▶ WORK INSTRUCTIONS: Leave out the pictures and transcribe everything else exactly.
#####
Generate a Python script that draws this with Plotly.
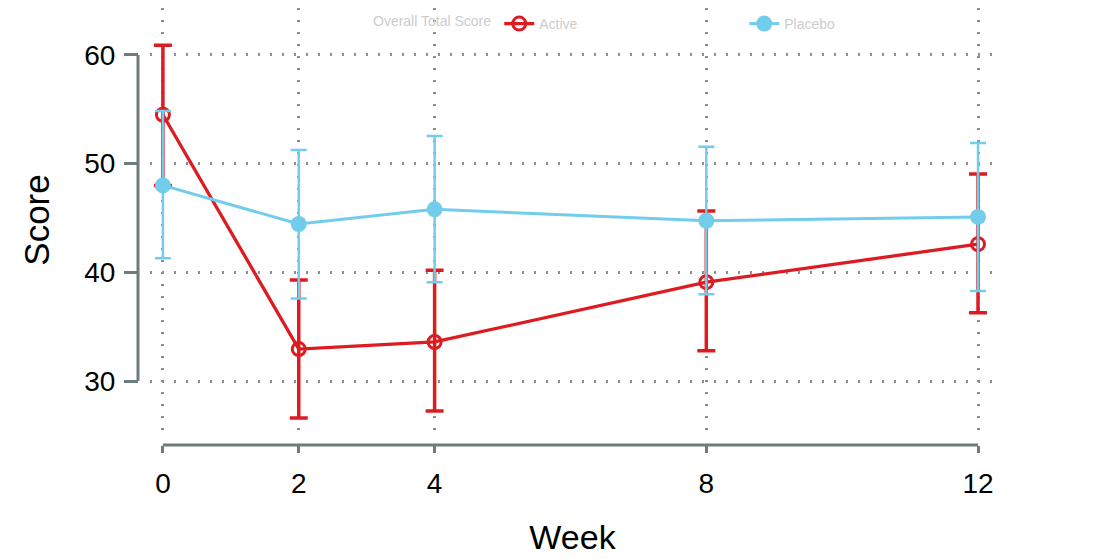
import plotly.graph_objects as go

weeks = [0, 2, 4, 8, 12]
week_labels = ["0", "2", "4", "8", "12"]

active_mean = [54.5, 32.95, 33.6, 39.1, 42.6]
active_upper = [60.9, 39.3, 40.2, 45.65, 49.05]
active_lower = [48.0, 26.6, 27.25, 32.8, 36.3]

placebo_mean = [48.0, 44.45, 45.8, 44.75, 45.1]
placebo_upper = [54.85, 51.25, 52.55, 51.55, 51.9]
placebo_lower = [41.3, 37.6, 39.1, 38.0, 38.3]

y_ticks = [30, 40, 50, 60]

RED = "#dd1c22"
CYAN = "#72cdec"
AXIS = "#6f7c7c"
GRID = "#8a8f8f"
FONT = "Liberation Sans, Arial, sans-serif"

fig = go.Figure()

fig.add_trace(go.Scatter(
    x=weeks, y=active_mean, name="Active", mode="lines+markers",
    line=dict(color=RED, width=3.3),
    marker=dict(symbol="circle-open", size=13, color=RED, line=dict(width=3, color=RED)),
    error_y=dict(type="data", symmetric=False,
                 array=[u - m for u, m in zip(active_upper, active_mean)],
                 arrayminus=[m - l for m, l in zip(active_mean, active_lower)],
                 color=RED, thickness=3.5, width=9),
))
fig.add_trace(go.Scatter(
    x=weeks, y=placebo_mean, name="Placebo", mode="lines+markers",
    line=dict(color=CYAN, width=3),
    marker=dict(symbol="circle", size=16, color=CYAN),
    error_y=dict(type="data", symmetric=False,
                 array=[u - m for u, m in zip(placebo_upper, placebo_mean)],
                 arrayminus=[m - l for m, l in zip(placebo_mean, placebo_lower)],
                 color=CYAN, thickness=2.5, width=8),
))

# page body has an 8px margin: figure is drawn at (8, 8)
W, H = 1110, 551
x_dom = [142 / W, 987 / W]
y_dom = [(H - 424) / H, 1.0]
yaxis_pos = 130 / W
xaxis_pos = (H - 437) / H

fig.update_layout(
    width=W, height=H,
    margin=dict(l=0, r=0, t=0, b=0),
    paper_bgcolor="white", plot_bgcolor="white",
    font=dict(family=FONT, color="black"),
    showlegend=True,
    legend=dict(orientation="h", x=363 / W, y=1.0, xanchor="left", yanchor="top",
                font=dict(size=14, color="#cccccc"),
                title=dict(text="Overall Total Score", side="left", font=dict(size=14, color="#cccccc")),
                bgcolor="rgba(0,0,0,0)", entrywidth=200),
    xaxis=dict(
        domain=x_dom, range=[-0.19, 12.25], anchor="free", position=xaxis_pos,
        tickvals=weeks, ticktext=week_labels, ticks="outside", ticklen=7, tickwidth=3,
        tickcolor=AXIS, showline=False, zeroline=False,
        showgrid=True, gridcolor=GRID, gridwidth=2.5, griddash="2px,10px",
        tickfont=dict(size=28, family=FONT, color="black"),
        ticklabelstandoff=6,
        title=dict(text="Week", font=dict(size=34, family=FONT, color="black"), standoff=27),
    ),
    yaxis=dict(
        domain=y_dom, range=[25.32, 64.32], anchor="free", position=yaxis_pos,
        tickvals=y_ticks, ticks="outside", ticklen=14, tickwidth=3,
        tickcolor=AXIS, showline=False, zeroline=False,
        showgrid=True, gridcolor=GRID, gridwidth=2.5, griddash="2px,10px",
        tickfont=dict(size=28, family=FONT, color="black"),
        ticklabelstandoff=3,
        title=dict(text="Score", font=dict(size=35, family=FONT, color="black"), standoff=22),
    ),
    shapes=[
        dict(type="line", xref="paper", yref="y", x0=yaxis_pos, x1=yaxis_pos,
             y0=min(y_ticks), y1=max(y_ticks), line=dict(color=AXIS, width=3), layer="below"),
        dict(type="line", xref="x", yref="paper", x0=min(weeks), x1=max(weeks),
             y0=xaxis_pos, y1=xaxis_pos, line=dict(color=AXIS, width=3), layer="below"),
    ],
)

fig.write_html("out.html")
#####
▶ SOLUTION:
Generate a Python script that draws this with Plotly.
import plotly.graph_objects as go

weeks = [0, 2, 4, 8, 12]
week_labels = ["0", "2", "4", "8", "12"]

active_mean = [54.5, 32.95, 33.6, 39.1, 42.6]
active_upper = [60.9, 39.3, 40.2, 45.65, 49.05]
active_lower = [48.0, 26.6, 27.25, 32.8, 36.3]

placebo_mean = [48.0, 44.45, 45.8, 44.75, 45.1]
placebo_upper = [54.85, 51.25, 52.55, 51.55, 51.9]
placebo_lower = [41.3, 37.6, 39.1, 38.0, 38.3]

y_ticks = [30, 40, 50, 60]

RED = "#dd1c22"
CYAN = "#72cdec"
AXIS = "#6f7c7c"
GRID = "#8a8f8f"
FONT = "Liberation Sans, Arial, sans-serif"

fig = go.Figure()

fig.add_trace(go.Scatter(
    x=weeks, y=active_mean, name="Active", mode="lines+markers",
    line=dict(color=RED, width=3.3),
    marker=dict(symbol="circle-open", size=13, color=RED, line=dict(width=3, color=RED)),
    error_y=dict(type="data", symmetric=False,
                 array=[u - m for u, m in zip(active_upper, active_mean)],
                 arrayminus=[m - l for m, l in zip(active_mean, active_lower)],
                 color=RED, thickness=3.5, width=9),
))
fig.add_trace(go.Scatter(
    x=weeks, y=placebo_mean, name="Placebo", mode="lines+markers",
    line=dict(color=CYAN, width=3),
    marker=dict(symbol="circle", size=16, color=CYAN),
    error_y=dict(type="data", symmetric=False,
                 array=[u - m for u, m in zip(placebo_upper, placebo_mean)],
                 arrayminus=[m - l for m, l in zip(placebo_mean, placebo_lower)],
                 color=CYAN, thickness=2.5, width=8),
))

# page body has an 8px margin: figure is drawn at (8, 8)
W, H = 1110, 551
x_dom = [142 / W, 987 / W]
y_dom = [(H - 424) / H, 1.0]
yaxis_pos = 130 / W
xaxis_pos = (H - 437) / H

fig.update_layout(
    width=W, height=H,
    margin=dict(l=0, r=0, t=0, b=0),
    paper_bgcolor="white", plot_bgcolor="white",
    font=dict(family=FONT, color="black"),
    showlegend=True,
    legend=dict(orientation="h", x=363 / W, y=1.0, xanchor="left", yanchor="top",
                font=dict(size=14, color="#cccccc"),
                title=dict(text="Overall Total Score", side="left", font=dict(size=14, color="#cccccc")),
                bgcolor="rgba(0,0,0,0)", entrywidth=200),
    xaxis=dict(
        domain=x_dom, range=[-0.19, 12.25], anchor="free", position=xaxis_pos,
        tickvals=weeks, ticktext=week_labels, ticks="outside", ticklen=7, tickwidth=3,
        tickcolor=AXIS, showline=False, zeroline=False,
        showgrid=True, gridcolor=GRID, gridwidth=2.5, griddash="2px,10px",
        tickfont=dict(size=28, family=FONT, color="black"),
        ticklabelstandoff=6,
        title=dict(text="Week", font=dict(size=34, family=FONT, color="black"), standoff=27),
    ),
    yaxis=dict(
        domain=y_dom, range=[25.32, 64.32], anchor="free", position=yaxis_pos,
        tickvals=y_ticks, ticks="outside", ticklen=14, tickwidth=3,
        tickcolor=AXIS, showline=False, zeroline=False,
        showgrid=True, gridcolor=GRID, gridwidth=2.5, griddash="2px,10px",
        tickfont=dict(size=28, family=FONT, color="black"),
        ticklabelstandoff=3,
        title=dict(text="Score", font=dict(size=35, family=FONT, color="black"), standoff=22),
    ),
    shapes=[
        dict(type="line", xref="paper", yref="y", x0=yaxis_pos, x1=yaxis_pos,
             y0=min(y_ticks), y1=max(y_ticks), line=dict(color=AXIS, width=3), layer="below"),
        dict(type="line", xref="x", yref="paper", x0=min(weeks), x1=max(weeks),
             y0=xaxis_pos, y1=xaxis_pos, line=dict(color=AXIS, width=3), layer="below"),
    ],
)

fig.write_html("out.html")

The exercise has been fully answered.